In the early church, there were some who celebrated Easter on the day of Passover, the 14th day of the Hebrew month of Nisan. They did so regardless of whether it fell on Sunday or another day of the week, believing that this was the best way to express their belief that Jesus is the sacrificial Lamb that the Jewish feast prefigured. Other Christians celebrated on the following Sunday instead, because it was the day of the Lord's resurrection. Still others chose not to rely on the Jewish calendar at all, because its 12 lunar months (each of which began with the first sighting of the new moon over Jerusalem) didn't correspond exactly with the 365-plus days it takes the earth to go around the sun, and so resulted in dates that weren't considered precise enough for determining Easter. These Christians, especially those in Alexandria, who had access to astronomical tools, calculated the date themselves, celebrating on the Sunday after the first full-moon after the Spring Equinox.

These different dates for celebrating Easter were annoying, but not an absolute problem. St. Irenaeus, at the end of the 2nd century, writes that Christians should not consider differing dates for Easter a reason to sever communion with each other. Still, it was hoped that there could be a uniform date for all. So, at the Council of Nicea, in 325, the common formula was put forth. It was followed in a straightforward way--identifying the Equinox as March 21st, where it appeared on the Julian calendar in use at that time. Thenceforth, for over a-thousand years, there was general uniformity regarding the date for the celebration of Easter.

To understand what happened next, a word must be said about calendars. Calendars have always relied (and still do) upon periodic adjustments, such as our modern "leap-years" to keep them in sync with the astronomical realities and seasons they're intended to measure. Lunar calendars are inherently imperfect because the lunar year is a mere 354 (and slightly more) days long. Without adjustment, a lunar calendar loses 11 days every year. A date that is in Spring now might be in Winter in a year or two, and in Autumn, in a decade.
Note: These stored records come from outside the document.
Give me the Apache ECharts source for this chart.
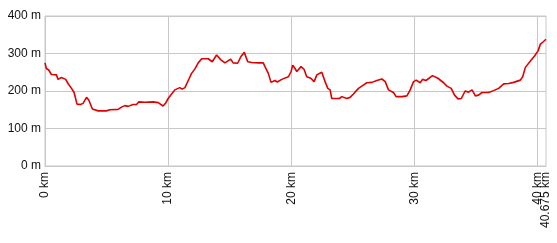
<!DOCTYPE html>
<html>
<head>
<meta charset="utf-8">
<script src="https://cdn.jsdelivr.net/npm/echarts@6/dist/echarts.min.js"></script>
<style>
  html, body { margin: 0; padding: 0; background: #fff; }
  #main { width: 557px; height: 243px; }
</style>
</head>
<body>
<div id="main"></div>
<script>
"use strict";

// Distanz (km) und Höhe (m) entlang der Strecke
const distKm = [
  0, 0.11, 0.30, 0.52, 0.93, 1.06, 1.33, 1.68, 1.87, 2.15, 2.36, 2.60, 2.88, 3.09, 3.37, 3.55, 3.85,
  4.31, 4.99, 5.26, 5.93, 6.21, 6.48, 6.75, 7.15, 7.43, 7.62, 8.10, 8.78, 9.19, 9.59, 9.80, 10.00,
  10.28, 10.54, 10.95, 11.14, 11.36, 11.63, 11.90, 12.17, 12.44, 12.72, 13.25, 13.58, 13.93, 14.28,
  14.61, 15.07, 15.28, 15.64, 15.91, 16.18, 16.46, 16.78, 17.32, 17.72, 17.86, 18.13, 18.35, 18.67,
  18.86, 19.22, 19.76, 19.98, 20.11, 20.30, 20.44, 20.79, 21.03, 21.25, 21.58, 21.85, 22.07, 22.47,
  22.74, 22.96, 23.15, 23.28, 23.55, 23.90, 24.10, 24.50, 24.77, 25.04, 25.45, 25.72, 26.13, 26.54,
  26.94, 27.35, 27.62, 27.89, 28.29, 28.51, 28.98, 29.38, 29.65, 29.92, 30.14, 30.46, 30.65, 30.93,
  31.46, 31.90, 32.36, 32.63, 32.98, 33.25, 33.53, 33.80, 34.11, 34.39, 34.67, 34.94, 35.20, 35.48,
  36.02, 36.42, 36.83, 37.24, 37.64, 38.05, 38.59, 38.78, 39.00, 39.41, 39.76, 40.03, 40.22, 40.41,
  40.675
];
const elevM = [
  275, 260, 256, 244, 243, 231, 236, 231, 220, 207, 196, 165, 164, 167, 183, 176, 152,
  147, 147, 150, 151, 157, 161, 159, 164, 164, 171, 170, 171, 169, 160, 168, 180,
  192, 203, 209, 205, 209, 228, 247, 259, 275, 286, 286, 278, 296, 283,
  275, 285, 275, 274, 292, 303, 278, 276, 275, 275, 265, 247, 223, 228,
  224, 231, 238, 252, 269, 260, 252, 265, 258, 238, 234, 225, 243, 250,
  225, 207, 203, 180, 180, 180, 185, 180, 183, 192, 207, 213, 222, 223,
  228, 232, 225, 203, 196, 185, 185, 187, 203, 225, 229, 222, 231, 228,
  241, 234, 222, 213, 207, 189, 179, 180, 200, 197, 203, 187, 189, 196,
  196, 201, 207, 219, 220, 223, 229, 238, 263, 280, 294, 307, 325, 330,
  338
];
const totalKm = 40.675;
const kmTicks = [0, 10, 20, 30, 40];

let points = distKm.map((d, i) => [d, elevM[i]]);

const labelFont = {
  rotate: 90,
  margin: 6,
  color: '#111',
  fontFamily: 'Liberation Sans, Arial, sans-serif',
  fontSize: 12,
  hideOverlap: false,
};

let myChart = echarts.init(document.getElementById('main'));

let option = {
  animation: false,
  grid: {
    left: 45,
    right: 11,
    top: 16,
    bottom: 77,
    show: true,
    borderColor: '#c8c8c8',
    borderWidth: 1,
  },
  xAxis: [
    {
      type: 'value',
      min: 0,
      max: totalKm,
      axisLine: { show: true, lineStyle: { color: '#c8c8c8' } },
      axisTick: { show: false, customValues: kmTicks },
      splitLine: { show: true, lineStyle: { color: '#c8c8c8', width: 1 } },
      axisLabel: Object.assign({}, labelFont, {
        customValues: kmTicks,
        formatter: '{value} km',
      }),
    },
    {
      // nur für die Gesamtlänge am Ende
      type: 'value',
      position: 'bottom',
      min: 0,
      max: totalKm,
      axisLine: { show: false },
      axisTick: { show: false },
      splitLine: { show: false },
      axisLabel: Object.assign({}, labelFont, {
        customValues: [totalKm],
        showMaxLabel: true,
        formatter: () => '40.675 km',
      }),
    },
  ],
  yAxis: {
    type: 'value',
    min: 0,
    max: 400,
    interval: 100,
    axisLine: { show: false },
    axisTick: { show: false },
    splitLine: { show: true, lineStyle: { color: '#c8c8c8', width: 1 } },
    axisLabel: {
      margin: 4,
      color: '#111',
      fontFamily: 'Liberation Sans, Arial, sans-serif',
      fontSize: 12,
      formatter: '{value} m',
    },
  },
  series: [
    {
      type: 'line',
      xAxisIndex: 0,
      data: points,
      showSymbol: false,
      lineStyle: { color: '#e00000', width: 1.6 },
    },
  ],
};

myChart.setOption(option);
</script>
</body>
</html>
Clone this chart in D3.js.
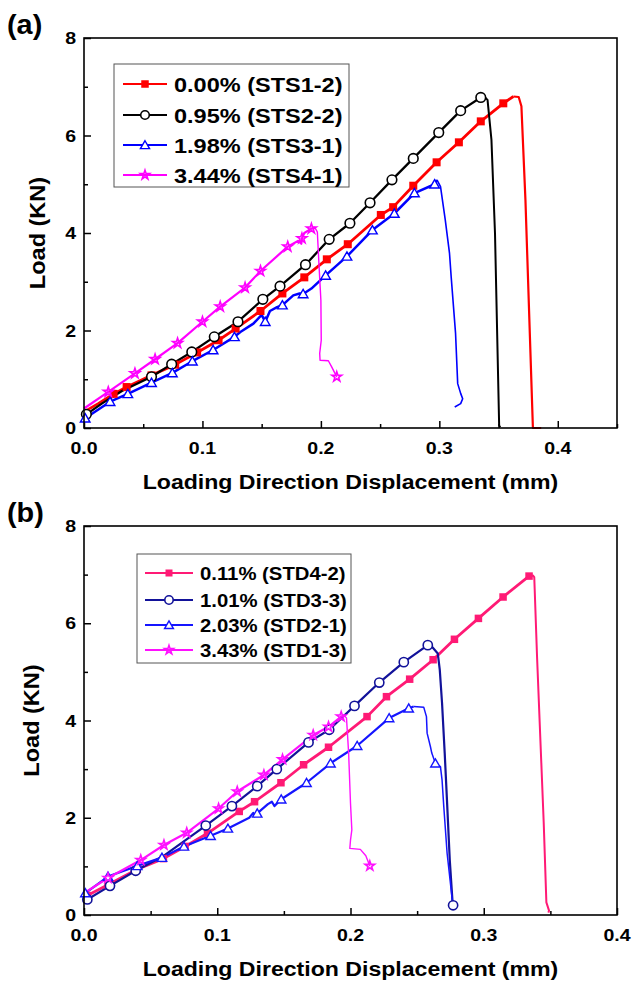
<!DOCTYPE html>
<html>
<head>
<meta charset="utf-8">
<script src="https://cdn.jsdelivr.net/npm/d3@7"></script>
<style>
  html, body { margin: 0; padding: 0; background: #fff; }
  svg { display: block; }
</style>
</head>
<body>
<svg id="chart" width="633" height="986"></svg>
<script>
// ---- data: [displacement (mm), load (kN), marker flag] ----
const sts12 = [[0,0.33,0],[0.012,0.50,0],[0.025,0.70,1],[0.036,0.84,1],[0.057,1.08,1],[0.077,1.30,1],[0.0955,1.55,1],[0.1136,1.80,1],[0.128,2.04,1],[0.149,2.40,1],[0.1675,2.76,1],[0.186,3.09,1],[0.205,3.46,1],[0.2227,3.77,1],[0.2506,4.37,1],[0.261,4.53,1],[0.278,4.97,1],[0.2977,5.45,1],[0.3165,5.86,1],[0.335,6.29,1],[0.354,6.66,1],[0.3625,6.80,0],[0.367,6.79,0],[0.3693,6.6,0],[0.3727,4.68,0],[0.379,0,0],[0.386,0,0]];
const sts22 = [[0,0.19,0],[0.002,0.28,1],[0.015,0.50,0],[0.032,0.76,0],[0.057,1.05,1],[0.074,1.31,1],[0.091,1.56,1],[0.110,1.87,1],[0.130,2.18,1],[0.151,2.64,1],[0.1655,2.91,1],[0.187,3.35,1],[0.207,3.87,1],[0.2245,4.20,1],[0.2415,4.62,1],[0.260,5.09,1],[0.278,5.53,1],[0.2995,6.06,1],[0.318,6.51,1],[0.335,6.78,1],[0.337,6.82,0],[0.3407,6.73,0],[0.344,5.91,0],[0.347,3.99,0],[0.3505,0.05,0],[0.3515,0.02,0]];
const sts31 = [[0,0.14,0],[0.001,0.2,1],[0.022,0.54,1],[0.037,0.70,1],[0.057,0.93,1],[0.0746,1.13,1],[0.0915,1.37,1],[0.109,1.60,1],[0.127,1.87,1],[0.132,1.97,0],[0.143,2.14,0],[0.150,2.32,0],[0.153,2.18,1],[0.157,2.40,0],[0.163,2.48,0],[0.1675,2.52,1],[0.1767,2.72,0],[0.182,2.76,0],[0.185,2.75,1],[0.192,2.86,0],[0.204,3.13,1],[0.222,3.52,1],[0.2435,4.06,1],[0.262,4.40,1],[0.279,4.82,1],[0.296,5.0,1],[0.298,5.09,0],[0.301,4.95,0],[0.305,4.27,0],[0.3086,3.58,0],[0.310,3.1,0],[0.3137,1.94,0],[0.3155,0.91,0],[0.318,0.71,0],[0.3197,0.6,0],[0.318,0.5,0],[0.313,0.43,0]];
const sts41 = [[0,0.40,0],[0.0205,0.74,1],[0.043,1.12,1],[0.06,1.41,1],[0.079,1.74,1],[0.100,2.18,1],[0.115,2.49,1],[0.136,2.88,1],[0.149,3.22,1],[0.172,3.72,1],[0.181,3.84,0],[0.1835,3.78,0],[0.184,3.89,1],[0.186,4.0,0],[0.192,4.09,1],[0.195,4.11,0],[0.197,4.02,0],[0.1985,3.3,0],[0.2,2.62,0],[0.2003,1.80,0],[0.199,1.53,0],[0.1993,1.39,0],[0.2063,1.38,0],[0.209,1.26,0],[0.2134,1.05,1]];

const std42 = [[0,0.38,0],[0.0025,0.40,1],[0.018,0.62,1],[0.040,0.94,1],[0.0596,1.16,1],[0.0759,1.41,1],[0.0927,1.68,1],[0.1165,2.13,1],[0.128,2.33,1],[0.1478,2.72,1],[0.1648,3.09,1],[0.1835,3.45,1],[0.2124,4.08,1],[0.227,4.49,1],[0.2444,4.85,1],[0.262,5.25,1],[0.278,5.67,1],[0.296,6.10,1],[0.3145,6.54,1],[0.334,6.97,1],[0.3367,6.99,0],[0.3379,6.95,0],[0.340,5.31,0],[0.345,1.90,0],[0.347,0.26,0],[0.349,0.09,0],[0.3485,0.05,0]];
const std33 = [[0,0.30,0],[0.0025,0.32,1],[0.0195,0.60,1],[0.0388,0.91,1],[0.06,1.22,0],[0.0914,1.84,1],[0.111,2.24,1],[0.130,2.65,1],[0.1447,3.0,1],[0.1685,3.55,1],[0.184,3.81,1],[0.203,4.30,1],[0.2216,4.78,1],[0.240,5.20,1],[0.258,5.55,1],[0.261,5.52,0],[0.2655,5.38,0],[0.267,5.04,0],[0.2687,4.36,0],[0.2707,3.33,0],[0.2725,2.30,0],[0.2745,1.13,0],[0.2765,0.3,0],[0.277,0.2,1]];
const std21 = [[0,0.43,0],[0.001,0.45,1],[0.018,0.79,1],[0.040,1.01,1],[0.0585,1.18,1],[0.075,1.41,1],[0.095,1.63,1],[0.108,1.78,1],[0.124,2.0,0],[0.127,2.1,0],[0.128,2.03,0],[0.130,2.09,1],[0.138,2.28,0],[0.141,2.33,0],[0.143,2.24,0],[0.148,2.38,1],[0.167,2.72,1],[0.185,3.12,1],[0.205,3.48,1],[0.229,4.05,1],[0.2437,4.25,1],[0.2474,4.29,0],[0.255,4.27,0],[0.257,4.08,0],[0.2575,3.74,0],[0.26,3.46,0],[0.261,3.33,0],[0.2637,3.12,1],[0.2675,3.05,0],[0.2687,2.78,0],[0.270,2.23,0],[0.2725,1.27,0],[0.2767,0.23,0]];
const std13 = [[0,0.45,0],[0.018,0.76,1],[0.0426,1.13,1],[0.060,1.44,1],[0.0771,1.69,1],[0.101,2.19,1],[0.115,2.54,1],[0.135,2.88,1],[0.149,3.20,1],[0.172,3.70,1],[0.1815,3.84,0],[0.1825,3.76,0],[0.1835,3.87,1],[0.193,4.08,1],[0.195,4.11,0],[0.197,4.05,0],[0.1986,3.33,0],[0.200,2.30,0],[0.201,1.75,0],[0.200,1.54,0],[0.1995,1.37,0],[0.2074,1.35,0],[0.2115,1.22,0],[0.2145,1.01,1]];

const labelsA = ["0.00% (STS1-2)", "0.95% (STS2-2)", "1.98% (STS3-1)", "3.44% (STS4-1)"];
const labelsB = ["0.11% (STD4-2)", "1.01% (STD3-3)", "2.03% (STD2-1)", "3.43% (STD1-3)"];
const xTickValues = [0, 0.1, 0.2, 0.3, 0.4];
const xTickLabels = ["0.0", "0.1", "0.2", "0.3", "0.4"];
const yTickValues = [0, 2, 4, 6, 8];
const yTickLabels = ["0", "2", "4", "6", "8"];
const xDomainA = [0, 0.45];
const xDomainB = [0, 0.4];
const yDomain = [0, 8];

// ---- drawing ----
const svg = d3.select("#chart");
const FONT = 'Arial, "Liberation Sans", sans-serif';

function label(g, x, y, str, size, sx, anchor, rot) {
  return g.append("text")
    .attr("transform", `translate(${x},${y}) rotate(${rot || 0}) scale(${sx},1)`)
    .attr("text-anchor", anchor)
    .style("font-family", FONT)
    .style("font-weight", "bold")
    .style("font-size", size + "px")
    .attr("fill", "#000")
    .text(str);
}

function marker(g, shape, cx, cy, color, s) {
  if (shape === "square") {
    g.append("rect").attr("x", cx - s.sq / 2).attr("y", cy - s.sq / 2)
      .attr("width", s.sq).attr("height", s.sq).attr("fill", color);
  } else if (shape === "circle") {
    g.append("circle").attr("cx", cx).attr("cy", cy).attr("r", s.r)
      .attr("fill", "#fff").attr("stroke", color).attr("stroke-width", 1.6);
  } else if (shape === "triangle") {
    g.append("path").attr("d", d3.symbol(d3.symbolTriangle, s.tri)())
      .attr("transform", `translate(${cx},${cy + 1})`)
      .attr("fill", "#fff").attr("stroke", color).attr("stroke-width", 1.4);
  } else if (shape === "star") {
    g.append("path").attr("d", d3.symbol(d3.symbolStar, s.star)())
      .attr("transform", `translate(${cx},${cy})`)
      .attr("fill", "none").attr("stroke", color).attr("stroke-width", 1.6);
  }
}

function drawPanel(p) {
  const g = svg.append("g");
  const x = d3.scaleLinear().domain(p.xDomain).range([p.left, p.right]);
  const y = d3.scaleLinear().domain(yDomain).range([p.bottom, p.top]);

  // major & minor ticks pointing inward
  const xMinor = d3.range(0.05, p.xDomain[1] + 1e-9, 0.1);
  const yMinor = [1, 3, 5, 7];
  g.append("g").attr("transform", `translate(0,${p.bottom})`)
    .call(d3.axisBottom(x).tickValues(xTickValues).tickSize(-7).tickFormat(""))
    .call(a => a.select(".domain").remove());
  g.append("g").attr("transform", `translate(0,${p.bottom})`)
    .call(d3.axisBottom(x).tickValues(xMinor).tickSize(-4).tickFormat(""))
    .call(a => a.select(".domain").remove());
  g.append("g").attr("transform", `translate(${p.left},0)`)
    .call(d3.axisLeft(y).tickValues(yTickValues).tickSize(-7).tickFormat(""))
    .call(a => a.select(".domain").remove());
  g.append("g").attr("transform", `translate(${p.left},0)`)
    .call(d3.axisLeft(y).tickValues(yMinor).tickSize(-4).tickFormat(""))
    .call(a => a.select(".domain").remove());
  g.selectAll(".tick line").attr("stroke", "#000").attr("stroke-width", 1.5);

  // tick labels
  xTickValues.forEach((v, i) => label(g, x(v), p.bottom + 26, xTickLabels[i], 17, 1.15, "middle"));
  yTickValues.forEach((v, i) => label(g, p.left - 8, y(v) + 6, yTickLabels[i], 17, 1.15, "end"));

  // series
  const line = d3.line().x(d => x(d[0])).y(d => y(d[1]));
  const plot = g.append("g");
  p.series.forEach(s => {
    let pk = 0;
    s.data.forEach((d, i) => { if (d[1] > s.data[pk][1]) pk = i; });
    plot.append("path").datum(s.data.slice(pk)).attr("d", line)
      .attr("fill", "none").attr("stroke", s.color).attr("stroke-width", s.tail)
      .attr("stroke-linejoin", "round");
    plot.append("path").datum(s.data.slice(0, pk + 1)).attr("d", line)
      .attr("fill", "none").attr("stroke", s.color).attr("stroke-width", s.width)
      .attr("stroke-linejoin", "round");
  });
  p.series.forEach(s => {
    s.data.filter(d => d[2]).forEach(d => marker(plot, s.shape, x(d[0]), y(d[1]), s.color, p.msize));
  });

  // frame
  g.append("rect").attr("x", p.left).attr("y", p.top)
    .attr("width", p.right - p.left).attr("height", p.bottom - p.top)
    .attr("fill", "none").attr("stroke", "#000").attr("stroke-width", 1.6);

  // legend
  const L = p.legend;
  g.append("rect").attr("x", L.x0).attr("y", L.y0)
    .attr("width", L.x1 - L.x0).attr("height", L.y1 - L.y0)
    .attr("fill", "#fff").attr("stroke", "#555").attr("stroke-width", 1);
  p.series.forEach((s, i) => {
    const ry = L.rows[i];
    g.append("line").attr("x1", L.lx0).attr("x2", L.lx1).attr("y1", ry).attr("y2", ry)
      .attr("stroke", s.color).attr("stroke-width", 2);
    marker(g, s.shape, (L.lx0 + L.lx1) / 2, ry, s.color, L.msize);
    label(g, L.tx, ry + L.dy, s.label, L.font, L.sx, "start");
  });

  // axis titles and panel tag
  label(g, (p.left + p.right) / 2, p.bottom + 61, "Loading Direction Displacement (mm)", 21, 1.1, "middle");
  label(g, p.yTitleX, (p.top + p.bottom) / 2, "Load (KN)", 22, 1.07, "middle", -90);
  label(g, 7, p.tagY, p.tag, 28, 1.03, "start");
}

drawPanel({
  tag: "(a)", tagY: 34,
  left: 84, right: 617, top: 38, bottom: 428, yTitleX: 45,
  xDomain: xDomainA,
  msize: { sq: 8, r: 4.8, tri: 40, star: 30 },
  series: [
    { data: sts12, color: "#ff0000", shape: "square",   width: 2.8, tail: 2.2, label: labelsA[0] },
    { data: sts22, color: "#000000", shape: "circle",   width: 2.3, tail: 2.0, label: labelsA[1] },
    { data: sts31, color: "#0000ff", shape: "triangle", width: 2.5, tail: 1.6, label: labelsA[2] },
    { data: sts41, color: "#ff00ff", shape: "star",     width: 2.2, tail: 1.4, label: labelsA[3] }
  ],
  legend: { x0: 114, x1: 349, y0: 64, y1: 187, rows: [84, 115, 145, 175],
            lx0: 123, lx1: 167, tx: 174, dy: 7.5, font: 21, sx: 1.12,
            msize: { sq: 7.5, r: 4.3, tri: 36, star: 26 } }
});

drawPanel({
  tag: "(b)", tagY: 522,
  left: 84, right: 617, top: 526, bottom: 915, yTitleX: 39,
  xDomain: xDomainB,
  msize: { sq: 7.5, r: 4.6, tri: 38, star: 28 },
  series: [
    { data: std42, color: "#ff1a75", shape: "square",   width: 2.8, tail: 2.0, label: labelsB[0] },
    { data: std33, color: "#12129a", shape: "circle",   width: 2.2, tail: 2.2, label: labelsB[1] },
    { data: std21, color: "#1515ff", shape: "triangle", width: 2.2, tail: 1.5, label: labelsB[2] },
    { data: std13, color: "#ff10ff", shape: "star",     width: 2.2, tail: 1.4, label: labelsB[3] }
  ],
  legend: { x0: 137, x1: 351, y0: 554, y1: 663, rows: [573, 600, 625, 650],
            lx0: 145, lx1: 193, tx: 200, dy: 6.7, font: 19, sx: 1.07,
            msize: { sq: 7, r: 4.2, tri: 34, star: 24 } }
});
</script>
</body>
</html>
Solar calendars are likewise imperfect because it actually takes the Earth a little longer than 365 days to go around the Sun. They, too, require adjustment to keep them on track.

The Julian calendar had such adjustments--but not quite enough. In the 16th century, Pope Gregory XIII noticed that it was losing time. Using a solar observatory he had built, he found that the Vernal Equinox was occurring on March 11th instead of the expected 21st. He devised an adjustment to get it back on track, and built in additional adjustments to keep it accurate over the long term. In 1582, he added 10 days to the date, and established an improved system for the observance of leap years. The changes were accepted first by Catholic, then, more reluctantly, by Protestant countries. Orthodox countries also eventually accepted the new dating with regard to international trade and civic life but not church holidays.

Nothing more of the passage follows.